Gathering data in a mountainous region is no easy task. “We have different structures along the mountain like wedges and a big pylon with different sensors attached that measure the impact force of the avalanche,” says Jens Kaufmann, SLF electrical engineer. “It also has temperature sensors at different heights and high-speed cameras with spotlights that measure particles moving within the powder cloud.”

This hardware is installed in the mountains in areas that are impossible to reach as they are covered under meters of snow. “We can’t access the mountain during avalanche season, and our headquarters is hours away in Davos,” says Kaufmann. “Simcenter SCADAS RS gives us the vital ability to remotely monitor data with its unique connectivity capabilities.”

Siemens partner BSIM Engineering helped SLF find the right solution that would collect all the necessary data in the most efficient, safe and reliable way. BSIM Engineering also worked with SLF to get the equipment installed and were on-hand throughout for technical support.

SLF chose Simcenter SCADAS RS for data acquisition as it is designed to withstand high loads up to 10 root mean square acceleration in G-force units (gRMS) and 100g shock. It also has ingress protection (IP)66/67 against water and dust and can be used in temperatures ranging from -40 Celsius (°C) and -40 Fahrenheit (°F) up to +65 °C and +150 °F. The distributed setup of the Simcenter SCADAS RS units covers the entire mountain surface and are located hundred meters from each other.

The flexible mounting capabilities of the units also made the solution well suited for the mountain environment.
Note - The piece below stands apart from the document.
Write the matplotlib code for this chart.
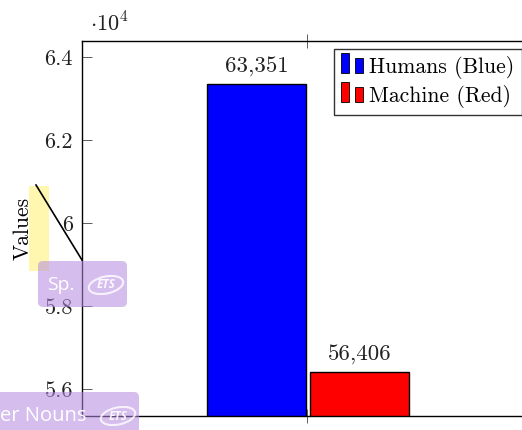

They can be stacked on top of each other with a built-in slide and latch mechanism and then fixed to the pylon with strap belts at the exact required position.

“Simcenter SCADAS RS is the perfect tool for this kind of research as it is a rugged system designed for harsh environments,” says Ricarda Nugk, BSIM Engineering sales and business development executive. “This isn’t the norm for testing equipment so it was the only solution that could do everything that SLF needs. It can withstand subzero temperatures, water and vibrations, which are all present during an avalanche.”

Verifying physical forces with numerical models

The objective for SLF is to achieve excellent accuracy in predicting avalanche trajectories and precisely measuring the forces they exert on essential infrastructure. With natural avalanches occurring as frequently as once or twice a week, rapid data collection is vital to capture all the important data within the two minutes that a typical avalanche lasts. This crucial data is immediately exported and coupled with simulation tools for in-depth analysis, continuously improving SLF’s understanding of avalanche behavior and enhancing safety protocols.

Data collected at the VdlS test site are exceptionally diverse and provide a unique foundation for verifying and validating the different components of SLF’s numerical avalanche models. “The avalanche dynamics measurements acquired with Simcenter SCADAS RS inside the instrumented pylon and the radar-based flow dynamics system allow us to reconstruct the temporal evolution of flow velocity with high precision,” says Johan Gaume, chair of Alpine Mass Movements, which investigates the mechanics and rheology of granular flows and gravitational mass movements occurring in mountain environments and contributes to mitigation and land-use planning solutions. “These observations offer essential constraints for understanding the mechanical behavior of dense and powder snow avalanches and for developing rheological models that reproduce these processes realistically.”

In parallel, the distributed impact-pressure sensors positioned on obstacles along the avalanche path deliver high-resolution records of dynamic loading, which is indispensable for assessing and refining the pressure relationships predicted by numerical simulations. Such relationships guide land-use planning and the design of protective structures in avalanche-prone areas.

“More broadly, as our models become increasingly detailed and incorporate ever more physical processes, the availability of high-quality real-world data becomes even more critical,” says Gaume. “Datasets such as those from VdlS not only contribute to validate our models but also reveal their limitations, highlight missing physics, and directly inform future developments. Using Simcenter SCADAS RS makes this possible.”